As may be plainly seen by looking at the photo below, the Superstition Mountains are quite inviting, and do not appear at all sinister. (He said with a wink.)
Why then, is this small range of jagged peaks, near Apache Junction, Arizona, so swathed in superstition and murder?
And, though lots of those murders are apocryphal, all too many were quite real!
This is, after all, the spot on the map marked with a big X, if you're one of those folks looking for the Lost Dutchman's fabled gold mine. (In fact, I took this photo while standing beside a picnic table at Arizona's Lost Dutchman State Park.)
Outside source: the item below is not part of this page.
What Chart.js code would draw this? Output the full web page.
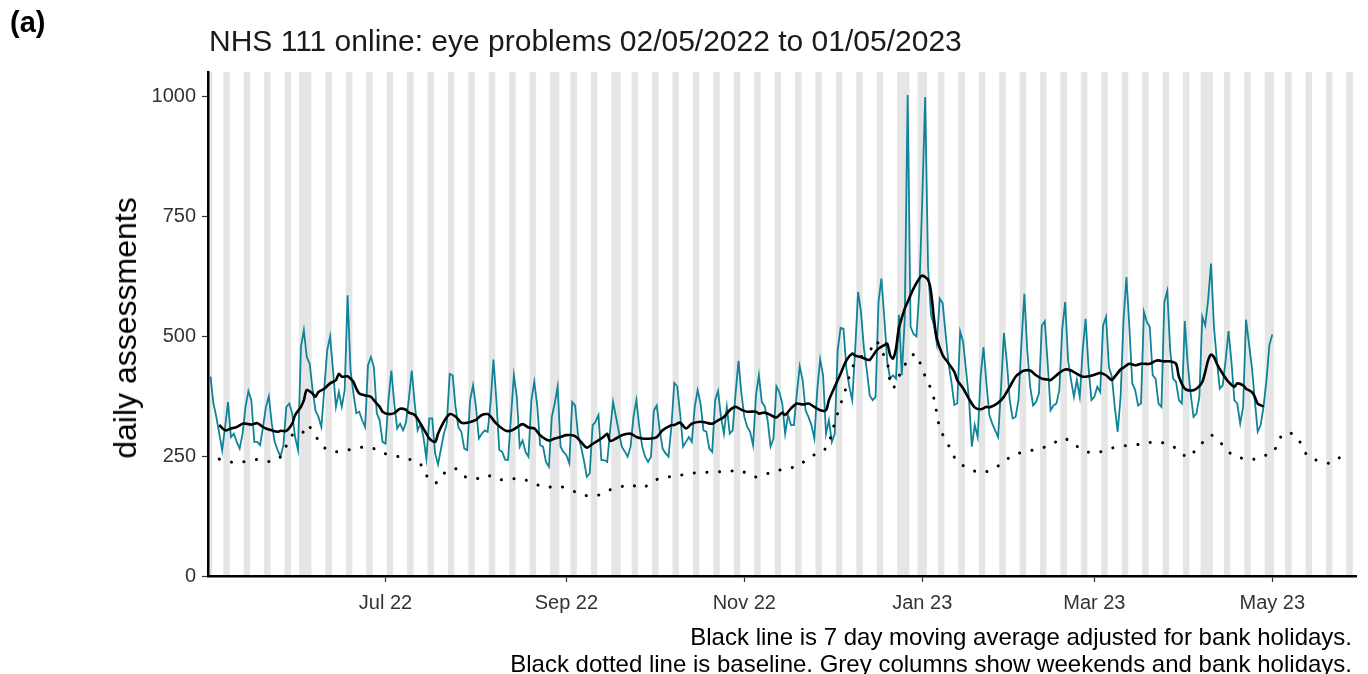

And, that Dutchman figures pretty prominently in Valley lore around here.
Here is a look at just a few of the Valley businesses trading on the Lost Dutchman for the sake of name recognition.
I'm not sure I'd like to park my R.V. in this place.
I might return to find it missing, and not be able to locate it ever again!
There have been numerous books written on the subject, of course.
Just as there are plenty of "Lost Dutchman's Mine" maps floating around.
Some with less detail than others.
This map (right) is based on some rocks supposedly found in the area.
Evidently, the idea here is that the
Lost Dutchman, adept at wielding pick and shovel, used them to etch his treasure map on a surface more durable than paper.
These are the rocks.
Now, I'm not saying there aren't any mines in the Superstitions. In fact, there are a LOT of old mines
and defunct mine shafts in the Superstitions. The place is, after all, a treasure trove of minerals.
HEY! You can see something that might be the entrance to a mine, in this photo (right). Of course, it might just be a cave. But, is it the entrance to the Lost Dutchman's Mine?
I rather doubt it.
The problem is: The Lost Dutchman's Mine brings out tons of treasure hunters every year.
Some contemporary Lost Dutchman occurrences are funny.
But ... others aren't.
Some contemporary additions to the tale are rather humorous, such as the one in this clip on the left.
Other would-be treasure hunters, however, wind up lost and out of water, in a desert terrain that does not suffer fools or the unprepared gladly. Among these folks, the lucky ones get choppered out by the Sheriff's Posse. The unlucky ones stick around, to add their ghosts, and stories of a good person gone missing, to the litany of the Miner's victims.
Around 2010, for instance, a Colorado man came out to hunt for the mine. His remains were discovered three years later. He had apparently become wedged in a vertical fissure while climbing one of the walls. Thinking about his last days or hours on earth is not a pleasant past-time.
Occasionally, however, that old "Ghost Mine" causes REAL problems.
When I was in high school, folks in The Valley began to notice that a lot of people who had gone hiking or camping in the Superstitions were not coming back. Search parties were sent out. The Civil Air Patrol overflew the mountains for several days at a time. But, no bodies were found.
Finally, one search patrol did find a body or two. And, that body or two had been shot to death.
To make a long story short: A mother and her two grown sons thought they'd found the Lost Dutchman's Gold mine back up in these mountains. And, perhaps they'd been back there all by themselves for a little too long. Add in a strong dose of "gold fever" after they thought they'd found the mine -- which, unfortunately, sat not far from a rather popular trail -- and they found themselves having to fend off a formidable number of "claim jumpers."
The story might have been funny, if they hadn't killed so many hikers.
The fact is, however -- even though you can see a picture of that "Lost Dutchman's" tomb stone on the right -- there may have been no Lost Dutchman at all! At least, not in the Superstitions.
In fact, according to some research, there are as many as 51 versions of the Lost Dutchman legend, many of them having nothing to do with the Superstitions, and some taking place in states other than Arizona.
So, why is this legend so prominent here in The Valley, that folks die over it?
Well, I'll write about that in my next installment.
Meanwhile, if you're coming out to The Valley, and you want to visit a nice picnic or camping area that has nice hiking trails, you might make the drive to the Lost Dutchman State Park.
Just watch out, if somebody starts shouting: "HEY! HOLD IT, YOU CLAIM JUMPER!"